Courts of justice were to be open in every province, and all these courts of justice were to be public courts. Trained judges were to preside. The system of written evidence was abolished. A prisoner was to be charged in a formal act; he was to see the witnesses face to face; he was to have the right, in person or by his counsel, of questioning those witnesses on points of fact. A jury was to decide the question of guilt or innocence. The judges were to be paid by the crown, and were on no pretext whatever to receive a fee. A juror was to be a man of means—a trader, a well-off peasant, an officer of not less than five hundred rubles a year. A majority of jurors was to decide.

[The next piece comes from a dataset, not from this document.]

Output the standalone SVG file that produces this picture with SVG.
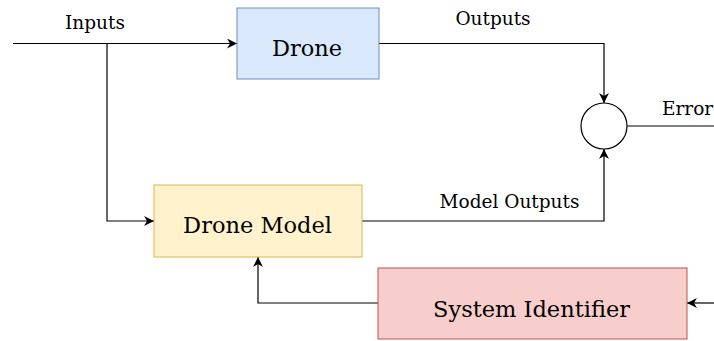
<svg xmlns="http://www.w3.org/2000/svg" width="714" height="341" viewBox="0 0 714 341">
<defs>
<marker id="arr" viewBox="0 0 10 10" refX="10" refY="5" markerWidth="10" markerHeight="10" markerUnits="userSpaceOnUse" orient="auto">
<path d="M0,0 L10,5 L0,10 L3,5 Z" fill="#000"/>
</marker>
</defs>
<style>
.lbl{font-family:"DejaVu Serif","Liberation Serif",serif;font-size:18.5px;fill:#000}
.big{font-family:"DejaVu Serif","Liberation Serif",serif;font-size:22.5px;fill:#000}
.c{fill:none;stroke:#000;stroke-width:1.2}
</style>
<rect width="714" height="341" fill="#fff"/>
<g id="connectors">
<path class="c" d="M13,43.5 H237" marker-end="url(#arr)"/>
<path class="c" d="M107,43.5 V221 H154" marker-end="url(#arr)"/>
<path class="c" d="M379,43.5 H604 V103" marker-end="url(#arr)"/>
<path class="c" d="M362,221 H604 V149" marker-end="url(#arr)"/>
<path class="c" d="M627,126 H714"/>
<path class="c" d="M714,303 H687" marker-end="url(#arr)"/>
<path class="c" d="M378,303 H258 V257" marker-end="url(#arr)"/>
<text class="lbl" x="95" y="29" text-anchor="middle">Inputs</text>
<text class="lbl" x="493" y="25" text-anchor="middle">Outputs</text>
<text class="lbl" x="662" y="115">Error</text>
<text class="lbl" x="509.5" y="208" text-anchor="middle">Model Outputs</text>
</g>
<g id="drone">
<rect x="237" y="8" width="142" height="71" fill="#dae8fc" stroke="#6c8ebf"/>
<text class="big" x="307" y="56" text-anchor="middle">Drone</text>
</g>
<g id="drone-model">
<rect x="154" y="185" width="208" height="72" fill="#fff2cc" stroke="#d6b656"/>
<text class="big" x="257.5" y="233" text-anchor="middle">Drone Model</text>
</g>
<g id="sum">
<circle cx="604" cy="126" r="23" fill="#fff" stroke="#000" stroke-width="1.2"/>
</g>
<g id="system-identifier">
<rect x="378" y="268" width="309" height="71" fill="#f8cecc" stroke="#b85450"/>
<text class="big" x="531.5" y="317" text-anchor="middle">System Identifier</text>
</g>
</svg>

The Imperial code was brought into harmony with these new methods of procedure. Capital punishment was abolished for civil crimes; Siberia was exchanged for the club and the axe; Archangel and the Caucasus were substituted for the mines. The Tartar punishments of beating, flogging, running the ranks, were stopped at once, and every branch of criminal treatment was brought up—in theory, at least—to the level of England and the United States.
Term by term this new system of trial by judge and jury, instead of by secret commissions, is now being introduced into all the larger towns. I have watched the working of this new system in several provinces; but give an account, by preference, of a trial in a new court, in a new district, under circumstances which put the virtues of a jury to some local strain.

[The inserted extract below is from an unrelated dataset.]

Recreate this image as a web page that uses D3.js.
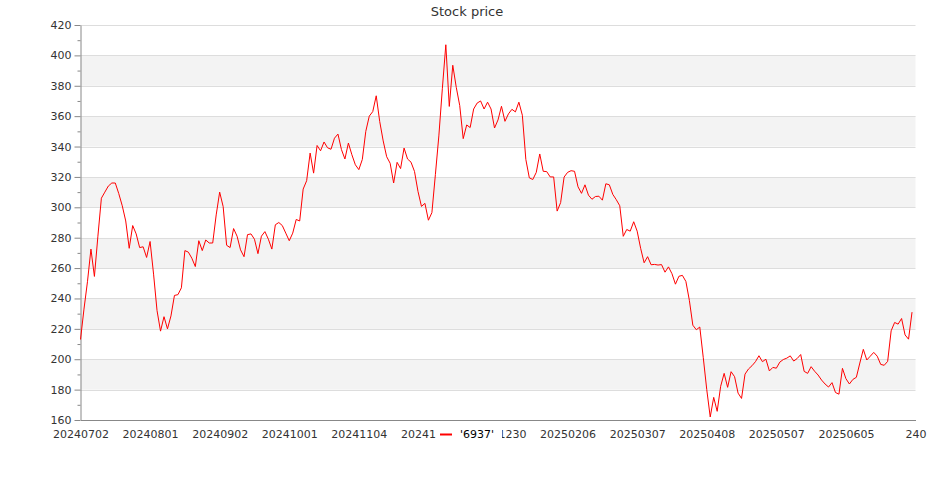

Dining one evening with a friend in Rostof, on the Lower Don, I find myself seated next to President Gravy, to whom I am introduced by our common host as an English barrister and justice of the peace. The Assize is sitting, and as a curious case of child-exposure is coming on next day, about the facts of which provincial feeling is much excited, President Gravy offers me a seat in his court.

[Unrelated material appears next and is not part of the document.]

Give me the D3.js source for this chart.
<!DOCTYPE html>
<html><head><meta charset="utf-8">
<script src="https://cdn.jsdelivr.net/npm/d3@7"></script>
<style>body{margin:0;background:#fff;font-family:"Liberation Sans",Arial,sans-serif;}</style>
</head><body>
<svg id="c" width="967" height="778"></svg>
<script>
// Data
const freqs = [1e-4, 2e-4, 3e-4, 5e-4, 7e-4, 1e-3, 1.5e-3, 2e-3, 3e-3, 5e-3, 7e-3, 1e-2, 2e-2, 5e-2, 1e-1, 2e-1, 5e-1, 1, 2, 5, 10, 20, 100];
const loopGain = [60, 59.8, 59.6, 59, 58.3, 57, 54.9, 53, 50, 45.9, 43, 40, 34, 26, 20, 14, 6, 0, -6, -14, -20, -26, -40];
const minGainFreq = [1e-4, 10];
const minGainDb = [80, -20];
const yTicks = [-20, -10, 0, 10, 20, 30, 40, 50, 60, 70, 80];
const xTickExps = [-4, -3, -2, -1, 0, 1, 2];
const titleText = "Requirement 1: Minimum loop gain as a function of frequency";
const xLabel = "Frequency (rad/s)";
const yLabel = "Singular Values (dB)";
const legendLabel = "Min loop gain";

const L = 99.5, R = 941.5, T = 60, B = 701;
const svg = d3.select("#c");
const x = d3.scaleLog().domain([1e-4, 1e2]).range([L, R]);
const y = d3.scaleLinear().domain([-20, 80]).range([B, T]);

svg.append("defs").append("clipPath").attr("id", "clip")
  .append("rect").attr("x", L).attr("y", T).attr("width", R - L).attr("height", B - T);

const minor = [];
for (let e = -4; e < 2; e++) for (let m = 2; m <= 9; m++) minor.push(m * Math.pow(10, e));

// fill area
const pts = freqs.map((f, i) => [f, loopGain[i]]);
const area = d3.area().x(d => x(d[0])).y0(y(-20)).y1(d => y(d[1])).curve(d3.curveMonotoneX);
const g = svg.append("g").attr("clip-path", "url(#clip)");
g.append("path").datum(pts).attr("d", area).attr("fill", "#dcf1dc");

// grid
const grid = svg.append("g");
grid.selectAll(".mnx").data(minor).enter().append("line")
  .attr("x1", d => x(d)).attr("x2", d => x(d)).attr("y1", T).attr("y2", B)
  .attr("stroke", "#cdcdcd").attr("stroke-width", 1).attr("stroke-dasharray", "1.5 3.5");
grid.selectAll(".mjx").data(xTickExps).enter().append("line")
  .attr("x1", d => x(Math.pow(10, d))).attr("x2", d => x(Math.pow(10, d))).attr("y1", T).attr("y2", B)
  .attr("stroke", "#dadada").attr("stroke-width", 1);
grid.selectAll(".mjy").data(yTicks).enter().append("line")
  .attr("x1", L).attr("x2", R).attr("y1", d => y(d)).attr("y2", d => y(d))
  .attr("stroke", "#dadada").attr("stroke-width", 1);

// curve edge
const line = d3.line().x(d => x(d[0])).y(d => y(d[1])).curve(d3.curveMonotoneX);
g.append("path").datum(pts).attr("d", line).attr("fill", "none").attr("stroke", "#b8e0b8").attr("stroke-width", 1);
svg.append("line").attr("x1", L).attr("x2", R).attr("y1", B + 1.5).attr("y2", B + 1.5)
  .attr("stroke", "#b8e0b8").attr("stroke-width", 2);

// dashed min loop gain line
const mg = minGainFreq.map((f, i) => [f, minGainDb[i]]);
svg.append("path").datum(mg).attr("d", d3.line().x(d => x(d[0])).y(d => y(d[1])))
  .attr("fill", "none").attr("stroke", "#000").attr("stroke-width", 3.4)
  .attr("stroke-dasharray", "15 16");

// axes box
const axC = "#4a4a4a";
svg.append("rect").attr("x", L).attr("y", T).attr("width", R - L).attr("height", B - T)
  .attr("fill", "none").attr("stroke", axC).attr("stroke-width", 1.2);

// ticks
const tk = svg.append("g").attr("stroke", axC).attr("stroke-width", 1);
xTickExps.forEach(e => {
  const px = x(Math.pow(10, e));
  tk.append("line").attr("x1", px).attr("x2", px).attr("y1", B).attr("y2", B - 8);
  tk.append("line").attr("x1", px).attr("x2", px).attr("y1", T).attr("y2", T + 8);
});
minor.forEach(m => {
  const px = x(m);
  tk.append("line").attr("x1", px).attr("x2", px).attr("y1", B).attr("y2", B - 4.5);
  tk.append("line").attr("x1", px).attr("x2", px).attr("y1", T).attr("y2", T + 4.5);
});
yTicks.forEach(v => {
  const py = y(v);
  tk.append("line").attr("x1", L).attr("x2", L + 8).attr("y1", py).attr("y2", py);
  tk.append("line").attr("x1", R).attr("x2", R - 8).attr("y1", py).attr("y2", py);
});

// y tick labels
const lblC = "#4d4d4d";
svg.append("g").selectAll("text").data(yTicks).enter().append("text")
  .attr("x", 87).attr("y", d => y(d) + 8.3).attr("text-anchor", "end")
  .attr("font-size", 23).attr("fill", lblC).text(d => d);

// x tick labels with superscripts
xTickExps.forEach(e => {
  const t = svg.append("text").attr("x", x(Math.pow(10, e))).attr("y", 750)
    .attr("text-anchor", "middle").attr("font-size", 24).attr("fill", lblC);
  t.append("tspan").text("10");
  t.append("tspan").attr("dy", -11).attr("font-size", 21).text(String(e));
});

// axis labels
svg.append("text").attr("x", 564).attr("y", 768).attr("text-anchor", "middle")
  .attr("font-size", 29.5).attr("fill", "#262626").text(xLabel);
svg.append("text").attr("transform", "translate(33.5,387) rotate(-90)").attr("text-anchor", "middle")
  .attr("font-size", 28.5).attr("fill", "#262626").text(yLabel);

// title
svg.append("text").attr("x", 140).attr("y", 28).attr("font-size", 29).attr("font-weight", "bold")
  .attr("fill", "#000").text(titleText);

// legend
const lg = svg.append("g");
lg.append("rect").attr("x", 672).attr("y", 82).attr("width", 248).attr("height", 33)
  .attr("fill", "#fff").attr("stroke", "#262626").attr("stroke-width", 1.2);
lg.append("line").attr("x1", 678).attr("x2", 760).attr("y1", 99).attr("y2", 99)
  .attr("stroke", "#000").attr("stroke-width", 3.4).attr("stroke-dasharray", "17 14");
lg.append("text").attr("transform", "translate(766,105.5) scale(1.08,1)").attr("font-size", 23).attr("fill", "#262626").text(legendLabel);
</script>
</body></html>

This court is a new court, opened in the present year; a movable court, consisting of a president and two assistant judges; sitting in turn at Taganrog, Berdiansk, and Rostof, towns between which there is a good deal of rivalry in business, often degenerating into local strife. The female accused of exposing her infant comes from a Tartar village near Taganrog; and as no good thing was ever known to come from the district of Taganrog, the voice of Rostof has condemned this female, still untried, to a felon's doom.
Next morning we are in court by ten o'clock—a span-new chamber, on which the paint is not yet dry, with a portrait of the Imperial law-reformer hung above the judgment-seat. A long hall is parted into three portions by a dais and two silken cords. The judges, with the clerk and public prosecutor, sit on the dais, at a table; and the citizens of Rostof occupy the benches on either wing. In front of the dais sit the jurors, the short-hand writer (a young lady), the advocates, and witnesses; and near these latter stands the accused woman, attended by a civil officer of the court. Nothing in the room suggests the idea of feudal state and barbaric power. President Gravy wears no wig, no robe—nothing but a golden chain and the pattern civilian's coat. No halberts follow him, no mace and crown are borne before him. He enters by the common door. A priest in his robes of office stands beside a book and cross; he is the only man in costume, as the advocates wear neither wig nor gown. No soldier is seen; and no policeman except the officer in charge of the accused. There is no dock; the prisoner stands or sits as she is placed, her back against the wall. If violence is feared, the judges order in a couple of soldiers, who stand on either side the prisoner holding their naked swords; but this precaution is seldom used. An open gallery is filled with persons who come and go all day, without disturbing the court below.